To Cache or Not to Cache – That is the Question; P2P ‘System Caching’ – The Copyright Dilemma
72 Pages Posted: 3 Sep 2010 Last revised: 24 Sep 2015
Date Written: September 1, 2010
This paper explores the legal ramifications of the prevalent Internet Service Provider practice of providing caching services to P2P network users. First, the paper describes the P2P industry, its benefits and drawbacks. Then the paper discusses several caching techniques that can be implemented, and indeed are implemented, by ISPs around the globe. These practices allow ISPs to provide clients with better services but also expose them to copyright infringement suits by third parties.
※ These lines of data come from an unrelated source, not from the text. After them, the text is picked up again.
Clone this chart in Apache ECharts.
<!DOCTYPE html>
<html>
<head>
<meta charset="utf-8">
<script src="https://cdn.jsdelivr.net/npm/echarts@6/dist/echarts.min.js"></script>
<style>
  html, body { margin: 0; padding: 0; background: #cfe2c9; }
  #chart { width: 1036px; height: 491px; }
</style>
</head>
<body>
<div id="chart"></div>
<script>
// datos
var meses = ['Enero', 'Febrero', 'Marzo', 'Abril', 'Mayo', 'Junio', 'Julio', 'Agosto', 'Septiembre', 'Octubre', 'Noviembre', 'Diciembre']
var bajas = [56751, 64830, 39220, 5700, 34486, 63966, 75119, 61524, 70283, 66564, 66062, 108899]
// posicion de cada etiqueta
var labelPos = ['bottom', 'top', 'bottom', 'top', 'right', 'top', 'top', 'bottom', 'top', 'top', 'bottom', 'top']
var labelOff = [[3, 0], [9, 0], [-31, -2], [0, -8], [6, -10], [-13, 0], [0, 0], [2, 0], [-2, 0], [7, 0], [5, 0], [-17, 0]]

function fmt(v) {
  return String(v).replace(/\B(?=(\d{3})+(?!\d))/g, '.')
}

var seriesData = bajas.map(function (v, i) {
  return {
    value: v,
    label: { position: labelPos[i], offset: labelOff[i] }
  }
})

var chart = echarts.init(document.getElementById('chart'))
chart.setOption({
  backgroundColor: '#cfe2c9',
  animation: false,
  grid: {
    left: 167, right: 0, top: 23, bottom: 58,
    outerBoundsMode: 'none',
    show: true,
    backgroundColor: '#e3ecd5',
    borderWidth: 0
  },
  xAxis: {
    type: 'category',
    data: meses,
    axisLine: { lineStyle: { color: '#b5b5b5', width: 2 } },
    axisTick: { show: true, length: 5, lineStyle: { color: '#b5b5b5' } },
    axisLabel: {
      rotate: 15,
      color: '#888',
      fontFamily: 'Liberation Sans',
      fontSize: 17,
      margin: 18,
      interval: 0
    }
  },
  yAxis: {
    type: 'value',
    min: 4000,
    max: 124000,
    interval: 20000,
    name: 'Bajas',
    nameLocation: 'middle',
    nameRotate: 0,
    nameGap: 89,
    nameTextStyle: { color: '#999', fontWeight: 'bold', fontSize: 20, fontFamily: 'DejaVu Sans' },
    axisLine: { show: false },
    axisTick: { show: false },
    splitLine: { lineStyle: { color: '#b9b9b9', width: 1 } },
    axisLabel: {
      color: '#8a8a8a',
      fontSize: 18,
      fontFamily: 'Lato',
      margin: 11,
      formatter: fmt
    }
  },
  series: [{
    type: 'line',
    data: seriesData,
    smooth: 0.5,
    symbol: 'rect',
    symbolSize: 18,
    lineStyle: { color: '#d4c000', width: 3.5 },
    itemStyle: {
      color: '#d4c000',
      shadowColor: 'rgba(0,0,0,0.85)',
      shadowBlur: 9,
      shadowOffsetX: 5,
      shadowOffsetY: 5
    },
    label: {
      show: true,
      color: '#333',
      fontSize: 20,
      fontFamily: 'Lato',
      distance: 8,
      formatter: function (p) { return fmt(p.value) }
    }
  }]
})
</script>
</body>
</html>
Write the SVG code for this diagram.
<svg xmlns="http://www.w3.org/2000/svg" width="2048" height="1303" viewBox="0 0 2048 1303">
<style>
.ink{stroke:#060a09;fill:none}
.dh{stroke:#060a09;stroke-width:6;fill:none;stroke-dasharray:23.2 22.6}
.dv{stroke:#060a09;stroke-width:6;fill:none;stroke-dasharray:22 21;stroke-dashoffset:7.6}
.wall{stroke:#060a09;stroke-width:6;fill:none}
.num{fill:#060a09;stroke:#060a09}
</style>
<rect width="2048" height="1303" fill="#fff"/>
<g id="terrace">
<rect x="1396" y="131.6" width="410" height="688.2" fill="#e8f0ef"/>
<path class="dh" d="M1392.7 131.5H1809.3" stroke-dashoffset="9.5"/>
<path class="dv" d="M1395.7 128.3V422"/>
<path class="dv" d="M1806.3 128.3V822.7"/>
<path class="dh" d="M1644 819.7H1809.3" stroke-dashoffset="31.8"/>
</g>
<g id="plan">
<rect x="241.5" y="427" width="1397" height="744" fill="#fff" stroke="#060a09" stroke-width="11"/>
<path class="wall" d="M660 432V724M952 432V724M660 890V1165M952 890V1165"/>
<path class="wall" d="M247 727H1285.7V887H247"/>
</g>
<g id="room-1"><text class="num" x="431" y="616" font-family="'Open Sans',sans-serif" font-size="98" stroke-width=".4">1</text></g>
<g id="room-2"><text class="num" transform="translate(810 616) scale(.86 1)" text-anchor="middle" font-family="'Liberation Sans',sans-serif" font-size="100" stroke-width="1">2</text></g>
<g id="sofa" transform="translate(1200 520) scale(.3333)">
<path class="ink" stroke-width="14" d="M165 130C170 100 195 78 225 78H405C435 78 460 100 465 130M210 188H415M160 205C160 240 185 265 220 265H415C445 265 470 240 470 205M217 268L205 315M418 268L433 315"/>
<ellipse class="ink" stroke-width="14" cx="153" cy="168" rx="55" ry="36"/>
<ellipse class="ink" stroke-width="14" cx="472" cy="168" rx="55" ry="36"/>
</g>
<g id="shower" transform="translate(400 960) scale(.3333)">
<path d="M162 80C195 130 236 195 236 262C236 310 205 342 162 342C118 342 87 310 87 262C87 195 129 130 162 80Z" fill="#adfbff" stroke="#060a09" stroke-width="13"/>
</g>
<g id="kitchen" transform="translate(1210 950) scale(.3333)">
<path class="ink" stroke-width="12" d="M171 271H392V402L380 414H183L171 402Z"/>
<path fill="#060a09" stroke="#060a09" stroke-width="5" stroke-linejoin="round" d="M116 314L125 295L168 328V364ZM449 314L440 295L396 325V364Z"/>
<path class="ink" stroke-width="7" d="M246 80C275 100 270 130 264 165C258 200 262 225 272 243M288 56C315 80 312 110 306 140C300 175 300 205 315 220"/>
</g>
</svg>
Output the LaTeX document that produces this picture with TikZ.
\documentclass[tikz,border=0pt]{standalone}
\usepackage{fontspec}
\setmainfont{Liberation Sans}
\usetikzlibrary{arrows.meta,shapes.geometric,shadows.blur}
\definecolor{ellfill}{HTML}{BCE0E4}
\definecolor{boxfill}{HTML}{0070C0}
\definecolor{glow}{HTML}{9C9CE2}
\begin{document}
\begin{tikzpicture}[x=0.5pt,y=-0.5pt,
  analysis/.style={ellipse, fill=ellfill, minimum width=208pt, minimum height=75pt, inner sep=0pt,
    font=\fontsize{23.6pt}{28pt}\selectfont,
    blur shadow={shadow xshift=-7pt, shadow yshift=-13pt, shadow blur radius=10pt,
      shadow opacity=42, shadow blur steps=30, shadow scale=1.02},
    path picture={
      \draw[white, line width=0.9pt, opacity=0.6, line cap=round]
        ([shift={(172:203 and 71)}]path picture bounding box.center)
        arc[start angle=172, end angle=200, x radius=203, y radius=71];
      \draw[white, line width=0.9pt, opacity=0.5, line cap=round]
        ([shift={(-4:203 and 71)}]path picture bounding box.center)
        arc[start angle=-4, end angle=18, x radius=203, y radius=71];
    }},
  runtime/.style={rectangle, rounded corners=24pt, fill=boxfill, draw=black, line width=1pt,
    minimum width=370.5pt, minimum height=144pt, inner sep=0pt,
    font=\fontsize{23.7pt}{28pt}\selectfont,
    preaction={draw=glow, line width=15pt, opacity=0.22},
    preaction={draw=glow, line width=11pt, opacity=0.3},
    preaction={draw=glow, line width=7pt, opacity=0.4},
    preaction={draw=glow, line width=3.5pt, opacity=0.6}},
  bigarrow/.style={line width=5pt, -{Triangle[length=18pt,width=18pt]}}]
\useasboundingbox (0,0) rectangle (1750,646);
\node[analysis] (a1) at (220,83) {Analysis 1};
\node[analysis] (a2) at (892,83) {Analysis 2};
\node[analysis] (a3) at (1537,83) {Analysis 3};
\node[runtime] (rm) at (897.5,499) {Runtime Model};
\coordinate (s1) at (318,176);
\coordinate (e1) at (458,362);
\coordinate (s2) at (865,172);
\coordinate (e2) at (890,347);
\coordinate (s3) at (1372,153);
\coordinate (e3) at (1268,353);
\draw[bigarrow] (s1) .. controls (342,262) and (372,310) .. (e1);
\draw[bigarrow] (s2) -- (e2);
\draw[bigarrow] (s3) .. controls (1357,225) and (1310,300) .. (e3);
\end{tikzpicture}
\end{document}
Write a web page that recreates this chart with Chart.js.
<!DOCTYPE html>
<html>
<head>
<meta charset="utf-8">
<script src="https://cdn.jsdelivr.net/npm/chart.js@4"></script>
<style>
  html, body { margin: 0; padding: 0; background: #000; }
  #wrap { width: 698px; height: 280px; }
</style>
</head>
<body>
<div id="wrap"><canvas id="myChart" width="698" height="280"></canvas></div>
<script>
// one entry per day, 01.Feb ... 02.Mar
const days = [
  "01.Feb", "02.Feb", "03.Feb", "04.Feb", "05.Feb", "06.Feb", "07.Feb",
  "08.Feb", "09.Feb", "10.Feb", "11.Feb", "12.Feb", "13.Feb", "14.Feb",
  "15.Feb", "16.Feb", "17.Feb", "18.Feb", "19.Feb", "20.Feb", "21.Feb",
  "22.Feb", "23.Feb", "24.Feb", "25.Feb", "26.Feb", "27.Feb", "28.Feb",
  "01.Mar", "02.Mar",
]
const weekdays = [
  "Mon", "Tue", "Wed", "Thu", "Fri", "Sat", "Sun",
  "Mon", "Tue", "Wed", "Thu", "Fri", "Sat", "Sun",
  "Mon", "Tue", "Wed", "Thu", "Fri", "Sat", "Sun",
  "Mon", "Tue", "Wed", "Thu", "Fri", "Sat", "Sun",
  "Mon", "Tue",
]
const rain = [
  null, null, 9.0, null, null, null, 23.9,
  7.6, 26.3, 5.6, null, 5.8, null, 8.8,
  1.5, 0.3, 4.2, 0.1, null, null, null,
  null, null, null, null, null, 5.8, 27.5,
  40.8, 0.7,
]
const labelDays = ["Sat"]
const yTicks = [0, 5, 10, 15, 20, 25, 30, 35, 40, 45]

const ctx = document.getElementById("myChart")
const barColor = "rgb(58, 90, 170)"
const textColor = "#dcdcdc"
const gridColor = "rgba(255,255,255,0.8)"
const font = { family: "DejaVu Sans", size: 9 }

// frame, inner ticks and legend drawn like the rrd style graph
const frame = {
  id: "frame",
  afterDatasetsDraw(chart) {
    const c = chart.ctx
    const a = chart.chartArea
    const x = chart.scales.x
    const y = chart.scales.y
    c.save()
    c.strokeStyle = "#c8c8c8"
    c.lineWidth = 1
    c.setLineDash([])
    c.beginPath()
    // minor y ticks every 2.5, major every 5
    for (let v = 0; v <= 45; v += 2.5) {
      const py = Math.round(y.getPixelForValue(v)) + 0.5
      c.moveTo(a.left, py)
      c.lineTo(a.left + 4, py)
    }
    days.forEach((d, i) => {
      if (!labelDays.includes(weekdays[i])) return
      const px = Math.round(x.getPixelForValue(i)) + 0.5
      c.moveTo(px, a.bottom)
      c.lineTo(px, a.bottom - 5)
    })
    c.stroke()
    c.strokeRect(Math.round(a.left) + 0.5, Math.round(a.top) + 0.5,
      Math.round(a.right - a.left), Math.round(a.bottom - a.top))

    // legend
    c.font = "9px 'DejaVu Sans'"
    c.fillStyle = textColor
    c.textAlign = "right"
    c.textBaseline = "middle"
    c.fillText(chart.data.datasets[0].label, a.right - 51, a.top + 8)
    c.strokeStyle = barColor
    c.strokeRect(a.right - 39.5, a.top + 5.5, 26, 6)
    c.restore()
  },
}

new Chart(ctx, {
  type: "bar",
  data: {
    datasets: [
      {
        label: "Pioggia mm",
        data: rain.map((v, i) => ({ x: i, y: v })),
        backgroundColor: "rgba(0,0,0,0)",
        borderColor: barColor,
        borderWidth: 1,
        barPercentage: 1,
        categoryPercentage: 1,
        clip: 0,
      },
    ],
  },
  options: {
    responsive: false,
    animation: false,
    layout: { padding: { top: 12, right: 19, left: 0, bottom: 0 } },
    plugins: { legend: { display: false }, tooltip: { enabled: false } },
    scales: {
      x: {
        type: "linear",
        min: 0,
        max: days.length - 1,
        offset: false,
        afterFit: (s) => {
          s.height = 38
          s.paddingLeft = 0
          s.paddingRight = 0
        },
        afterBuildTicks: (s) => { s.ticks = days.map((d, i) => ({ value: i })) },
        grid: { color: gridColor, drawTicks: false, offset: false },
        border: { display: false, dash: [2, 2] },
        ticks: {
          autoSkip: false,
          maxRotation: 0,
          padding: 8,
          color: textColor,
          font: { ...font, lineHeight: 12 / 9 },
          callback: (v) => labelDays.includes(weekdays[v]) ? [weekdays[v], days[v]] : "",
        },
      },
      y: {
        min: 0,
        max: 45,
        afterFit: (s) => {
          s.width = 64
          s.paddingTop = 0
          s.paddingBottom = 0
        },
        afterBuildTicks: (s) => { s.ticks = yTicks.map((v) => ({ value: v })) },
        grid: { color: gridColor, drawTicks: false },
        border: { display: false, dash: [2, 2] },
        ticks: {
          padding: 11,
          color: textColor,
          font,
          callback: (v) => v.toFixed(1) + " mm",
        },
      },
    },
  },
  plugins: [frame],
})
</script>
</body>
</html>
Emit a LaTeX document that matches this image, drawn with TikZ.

The article will discuss how copyright law should consider the costs and benefits to the public of P2P caching practices, especially in the application of legal doctrines such as direct and indirect infringement and fair use. In doing so, the article will build on recent interpretations by the courts regarding the general practice of caching. In light of policy considerations, the article will suggest reconsidering the scope of legal liability and safe harbor protection provided to ISPs with respect to caching practices. The authors’ argument is that unlike the consensus regarding the “orthodox” Cyberspace and World Wide Web, there is still no agreement on the legal approach to P2P services. Opinion is in fact divided between two schools – those who endorse P2P services and emphasize their current and potential future uses and those who focus on the mass infringing activity conducted via the P2P platform. These differences between the two polar schools will be exacerbated in the context of P2P caching due to its amplification of the costs and benefits of the use of P2P networks.